After each of us had had either an arm or a leg (your choice!) amputated, we entered the grounds. We were staying in the Marriott Courtyard five minutes away from the park, which features a flat-screen TV in the lobby playing a continuous loop of a 30-second spot advertising the park. As we discussed in which attractions we were most interested, I said my number one ride priority was "Curse of Dark Kastle."

Not-so-big R. said "Really?" in that leading, incredulous, Michael-Bluth way.
"Yes, really," I replied.
"That's fine," he said, "I'm just surprised, because there was something on the TV in the lobby....some phrase they said that made me feel you wouldn't...R.?"

Not-so-little R. recites, savant-like: "Relentless assault on your senses?"

"Yes!" R. says. "That's it. You don't usually like a relentless assault on your senses, honey."

*Incidentally, if you are indulgent enough to actually hit that CW link, you'll see that they had what I can only call the audacity to reserve the URL "," and as much as I enjoy the place, which is like a Disneyworld for history buffs, that pretty much sums up the smugness and superiority wafting around.

Tuesday, April 18, 2006

I'm Back (and really boring)

I had so many things to say, and now I can't remember them. It's good to be back. I did not finish my book, but I did write eleven more chapters. I hope to be finished soon, and then I can rip the whole thing to shreds and start over.

Let's see, let's see. S.'s First Communion is rapidly approaching. It wasn't so long ago that I had oodles of time to clean the whole house from top to bottom and cook ten tons of food. Now I have considerably less than oodles, and I have done nothing, NOTHING! Except work on my book, that was important, right?

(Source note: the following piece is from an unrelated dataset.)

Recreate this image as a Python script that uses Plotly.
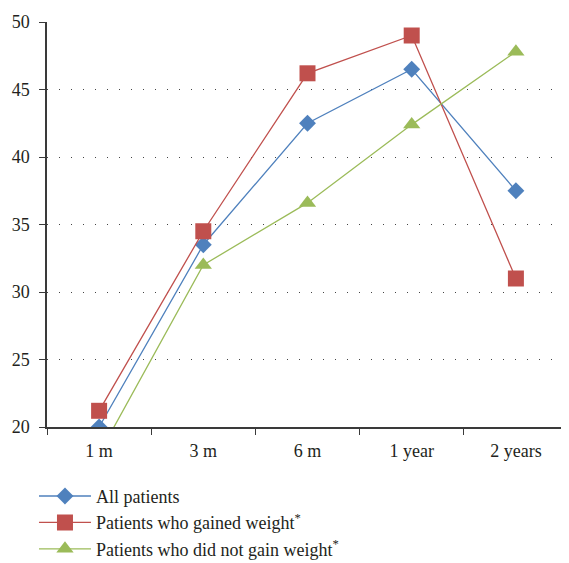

We have paid others to do things to the house, though. We now have a back yard that is a beautiful private retreat, complete with big curvy brick patio and little whimsical slate patio around the corner in what S. calls rather grandly "the meditation garden." Depending on who we're with we call it that or "that little area next to the dining room." Martha Stewart patio furniture. Little bushes that will grow up to be bigger bushes. Sod, which you have to water, which I hate doing. If I could find the cord that connects my cheapo digital camera to the computer, I would show you.

And, after almost seven years in the house, we managed to get the upstairs bathroom painted. It's too depressing to go into the whole timeline, but just suffice it to say that I ripped down the wallpaper before we moved in, the exhaust fan was installed....I'm going to say three years ago?...and there was a big hole where the medicine cabinet should be for about a year and a half. No sense rushing things. Now if we could get rid of the ill-advised primary-color eighties wallpaper in the downstairs bathroom we'd really be getting somewhere.

I now know the national anthem of Denmark, because not-so-little R. had a school presentation on family ancestry, and one of the options was "sing a song from your country of origin." I told R. this was a gift from God that we had to accept. How many times in your life are you given the choice between making a hideous and time-consuming diorama or sitting at the piano with your mother for half an hour and then going to school and doing something that is (for you) as easy as falling off a log? Not many times. Part of that, of course, is that only architects encounter a lot of diorama-type projects in adult life.

Well, I'd better go clean the house and make ten tons of food.